By T. A. Fry
One cold Easter, the lilies glass-house grown,
We met as friends to share the Eucharist.
Not a one of us needing to atone
For witnessing the other’s interests.
And oh what witness it has been! Our care
For the others, a fondness borne of less,
The brazenness that shines of goodness shared,
Then acceptance of each other’s humanness.
These friendships minister to our need,
Of want of connection across divides,
Of age, of gender and of even creed.
Each of us in turn, the other’s guide.
For what mattered most as we broke the bread.
Was the bond in stillness, not what was said.
My own writing serves sometimes as a painting or postcard for a memory, that allows me to viscerally reconnect with events in the past, whether good or bad. Yesterday was one of those perfectly normal Saturdays, that needed to be preserved. It began with a quiet morning of writing outside and throwing the ball for the dog, despite it being in the 40’s and crisp. Then fellowship and communion with longtime friends, spiritually tending to each other’s gardens at noon. And from there came a detour to my favorite book store in Minneapolis, Birch Bark Books, in honor of independent book sellers day. Birch Bark Books is owned by the incredibly gifted novelist Louise Erdrich, so of course we had to buy some books. We then went to a gallery next door where Prudence Johnson, whom I have had a crush on since around 1985, was singing covers of Buffy St. Marie tunes. Then after a quick dinner of salmon and corn on the cob, we were off to a night of viewing short films from the Banff film festival, rounding off the day with a night cap of wild dancing at a friends annual gumbo house party until nearly 1 am, the music DJ’d by my best friend from high school. It could not have been a more satisfying day, right down to my sister being re-united with her beloved lost dog in the morning, who had been separated from her for one terrible night the evening before.

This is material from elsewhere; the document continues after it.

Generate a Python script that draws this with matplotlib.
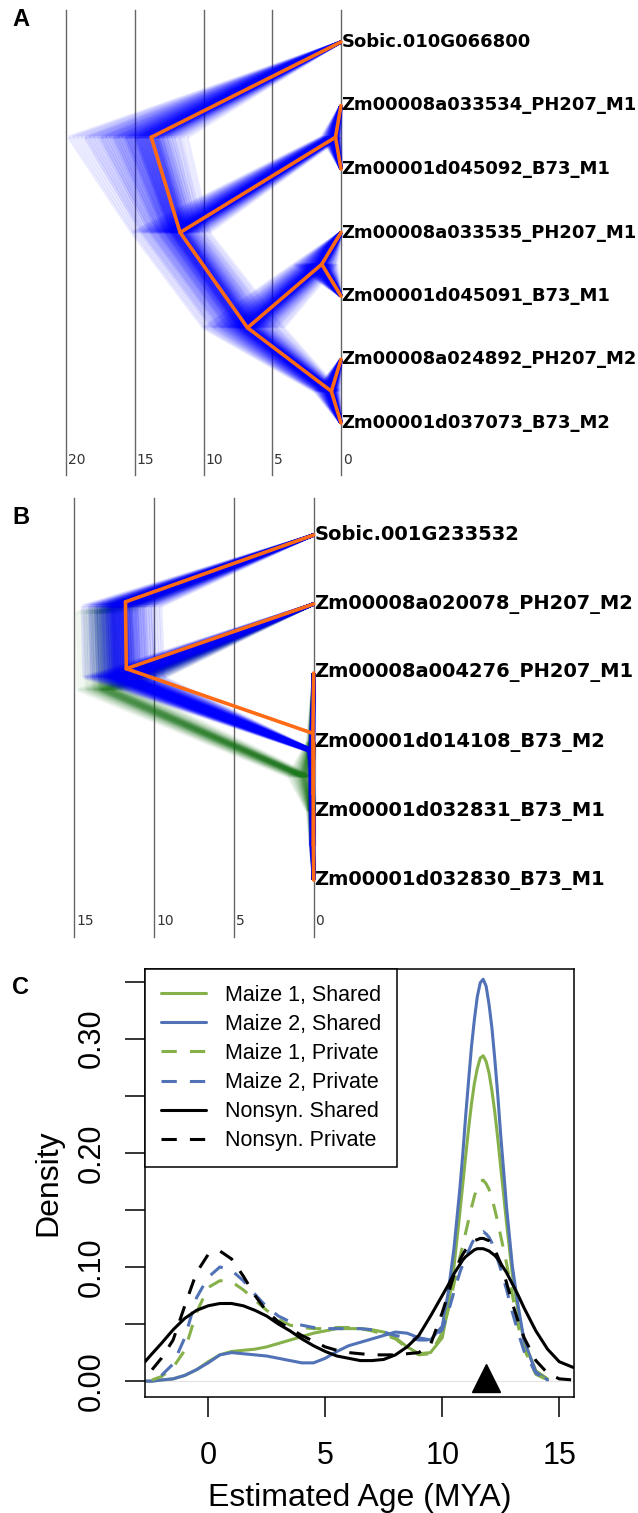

It is so easy to take for granted the pleasure of normalcy in middle age. Those days when no one is ill, there is no crisis at work, no child, even grown children, are temporarily undone by the stresses of the world. A day in which the companionship of your partner is complete, from waking up together, to helping each other with chores, to making meals and dining together, to playing, really playing with each other in the simplest of ways, like dancing. I realize that unfortunately the pleasure of normalcy is that it isn’t always normal, so yesterday, I treasured every second. And then set one piece of it in a sonnet postcard, for me to look back on and remember the goodness of yesterday.
I hope if you are reading this, you have the most wonderful of normal Sundays.